2. A fluid flow device according to Claim 1 in which the formation serves to provide a seal against fluid flow between the fluid passageway and an outer surface of the fluid receiving member.

3. A fluid flow device according to Claim 1 or 2 in which the formation comprises a screw-thread.

4. A fluid flow device according to Claim 1, 2 or 3 which includes a generally annular member having the or each formation disposed on an inner surface thereof.

5. A fluid flow device according to Claim 4 in which the annular member comprises two portions movable relative to one other into and out of engagement with the fluid receiving member.

6. A fluid flow device according to Claim 5 in which the two portions are pivotally connected so that they can move pivotally relative to one another.

7. A fluid flow device according to Claim 5 in which the two portions are movable linearly relative to one another.

8. A fluid flow device according to Claim 7 in which one of the portions is provided with an elongate slot and the other portion is provided with a guide member which is received in and guided by the slot.

9. A fluid flow device according to any preceding claim including an inlet, and the valve element biased against a valve seat by fluid pressure at the inlet, to prevent fluid flow through the fluid passageway to the fluid receiving member.

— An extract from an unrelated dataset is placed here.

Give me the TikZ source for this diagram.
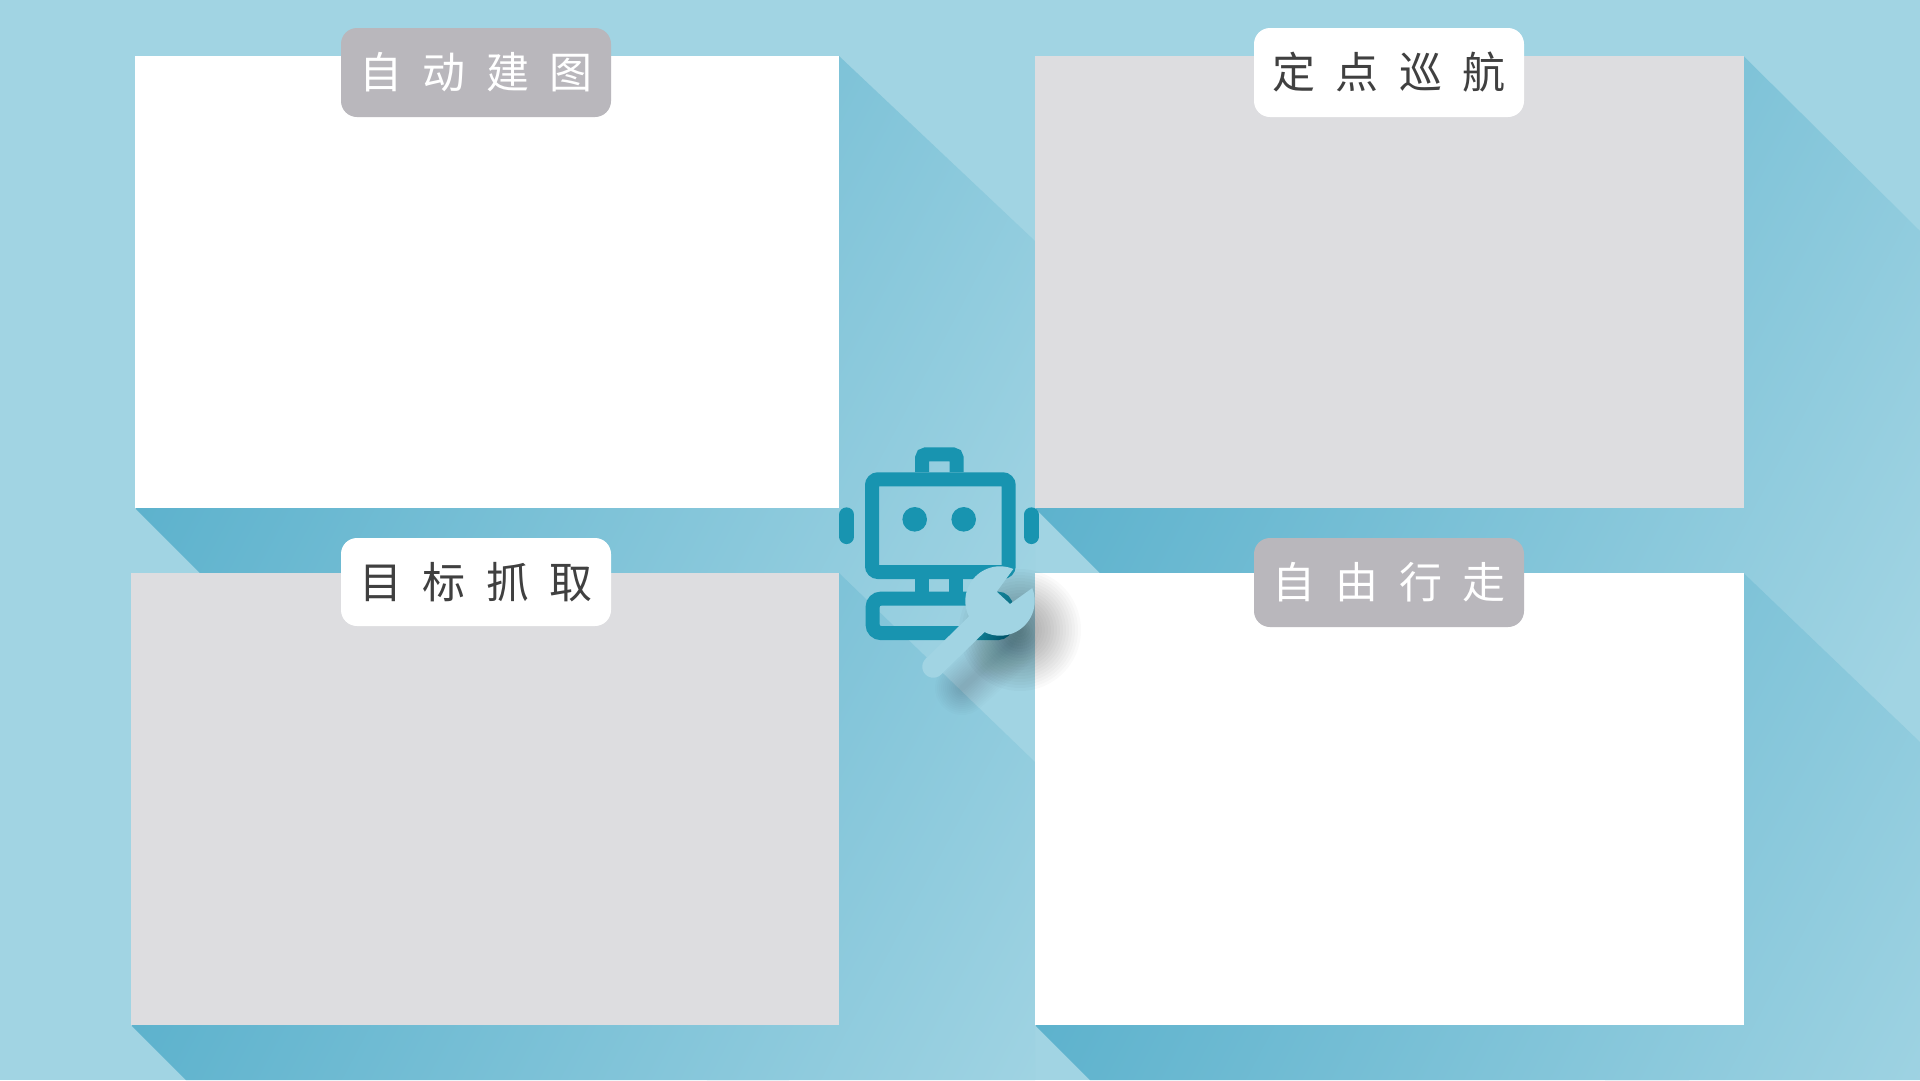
\documentclass[tikz,border=0pt]{standalone}
\usepackage{fontspec}
\newfontfamily\cjk{Noto Sans CJK SC}
\definecolor{bgc}{HTML}{A1D4E3}
\definecolor{shc}{HTML}{5DB2CD}
\definecolor{greyc}{HTML}{DDDDE0}
\definecolor{labelc}{HTML}{B9B7BC}
\definecolor{inkc}{HTML}{404040}
\definecolor{robotc}{HTML}{1894B0}
\pgfdeclarehorizontalshading{longshade}{3000pt}{color(0pt)=(shc); color(846pt)=(bgc)}
\newcommand{\sparse}[4]{#1\hspace{20.5pt}#2\hspace{20.5pt}#3\hspace{20.5pt}#4}
\newcommand{\wrenchpath}{plot[domain=67.4:206.5,samples=30,variable=\t] ({1000+34.7*cos(\t)},{601-34.7*sin(\t)})
 -- plot[domain=135:315,samples=20,variable=\t] ({933.3+11*cos(\t)},{666.7-11*sin(\t)})
 -- plot[domain=243.5:381.8,samples=30,variable=\t] ({1000+34.7*cos(\t)},{601-34.7*sin(\t)})
 -- (1010,604) -- (996.7,591.7) -- cycle}
\tikzset{
  x=1pt,y=-1pt,
  card/.style={fill=#1,draw=none},
  tag/.style={rounded corners=16pt,minimum width=270pt,minimum height=89pt,inner sep=0pt,font=\cjk\fontsize{43pt}{43pt}\selectfont},
  darktag/.style={tag,fill=labelc,text=white},
  lighttag/.style={tag,fill=white,text=inkc},
  shadebox/.style={rotate=-28,anchor=west,inner sep=0pt,outer sep=0pt},
  robotline/.style={draw=robotc,line width=14pt,fill=none},
}
\begin{document}
\begin{tikzpicture}
\useasboundingbox (0,0) rectangle (1920,1080);
\fill[bgc] (0,0) rectangle (1920,1080);
% long shadows
\begin{scope}
 \clip (135,508) -- (839,508) -- (839,56) -- (1035,241) -- (1035,1080) -- (707,1080) -- cycle;
 \node[shadebox] (shA) at (135,508) {\pgfuseshading{longshade}};
\end{scope}
\begin{scope}
 \clip (1035,508) -- (1743.5,508) -- (1743.5,56) -- (1920,231) -- (1920,1080) -- (1605,1080) -- cycle;
 \node[shadebox] (shB) at (1035,508) {\pgfuseshading{longshade}};
\end{scope}
\begin{scope}
 \clip (131,1025) -- (839,1025) -- (839,573) -- (1035,762) -- (1035,1080) -- (186,1080) -- cycle;
 \node[shadebox] (shC) at (131,1025) {\pgfuseshading{longshade}};
\end{scope}
\begin{scope}
 \clip (1035,1025) -- (1743.5,1025) -- (1743.5,573) -- (1920,742) -- (1920,1080) -- (1090,1080) -- cycle;
 \node[shadebox] (shD) at (1035,1025) {\pgfuseshading{longshade}};
\end{scope}
% cards
\fill[card=white] (135,56) rectangle (839,508);
\fill[card=greyc] (1035,56) rectangle (1743.5,508);
\fill[card=greyc] (131,573) rectangle (839,1025);
\fill[card=white] (1035,573) rectangle (1743.5,1025);
% tags
\node[darktag] (t1) at (476,72.5) {\sparse{自}{动}{建}{图}};
\node[lighttag] (t2) at (1389,72.5) {\sparse{定}{点}{巡}{航}};
\node[lighttag,minimum height=88pt] (t3) at (476,582) {\sparse{目}{标}{抓}{取}};
\node[darktag] (t4) at (1389,582.5) {\sparse{自}{由}{行}{走}};
% robot
\draw[robotline,rounded corners=6pt] (872,479.3) rectangle (1008.7,572);
\draw[robotline,rounded corners=4pt] (922,472) -- (922,454.3) -- (956.7,454.3) -- (956.7,472);
\fill[robotc] (914.7,519.3) circle[radius=12.3pt];
\fill[robotc] (963.7,519.3) circle[radius=12.3pt];
\draw[robotc,line width=14.7pt,line cap=round] (846.7,514.7) -- (846.7,536.7);
\draw[robotc,line width=14.7pt,line cap=round] (1031.3,514.7) -- (1031.3,536.7);
\draw[robotc,line width=14pt] (922,578) -- (922,593);
\draw[robotc,line width=14pt] (956.3,578) -- (956.3,593);
\draw[robotc,line width=14pt] (990,578) -- (990,593);
\draw[robotline,rounded corners=8pt] (872.7,598.7) rectangle (1006,633);
% wrench shadow: soft stacked layers
\foreach \r in {4,7,...,61}{
 \fill[black,opacity=0.019] (1020,630) circle[radius=\r pt];
}
\foreach \w in {6,10,...,54}{
 \draw[black,opacity=0.012,line width=\w pt,line cap=round] (1010,645) -- (962,688);
}
% wrench
\fill[bgc] \wrenchpath;
\end{tikzpicture}
\end{document}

10. A fluid flow device according to Claim 9 further including valve actuating means, said valve actuating means serving to move the valve element off the valve seat when the fluid receiving member is received in the fluid passageway.

11. A fluid flow device according to Claim 10 in which the valve actuating means comprises an actuating member disposed within the fluid passageway, biasing means for biasing the actuating member in a position such that the valve is held on the valve seat, and a valve stem connected between the actuating member and the valve element.

12. A fluid flow device substantially as herein described with reference to and as shown in the accompanying drawings.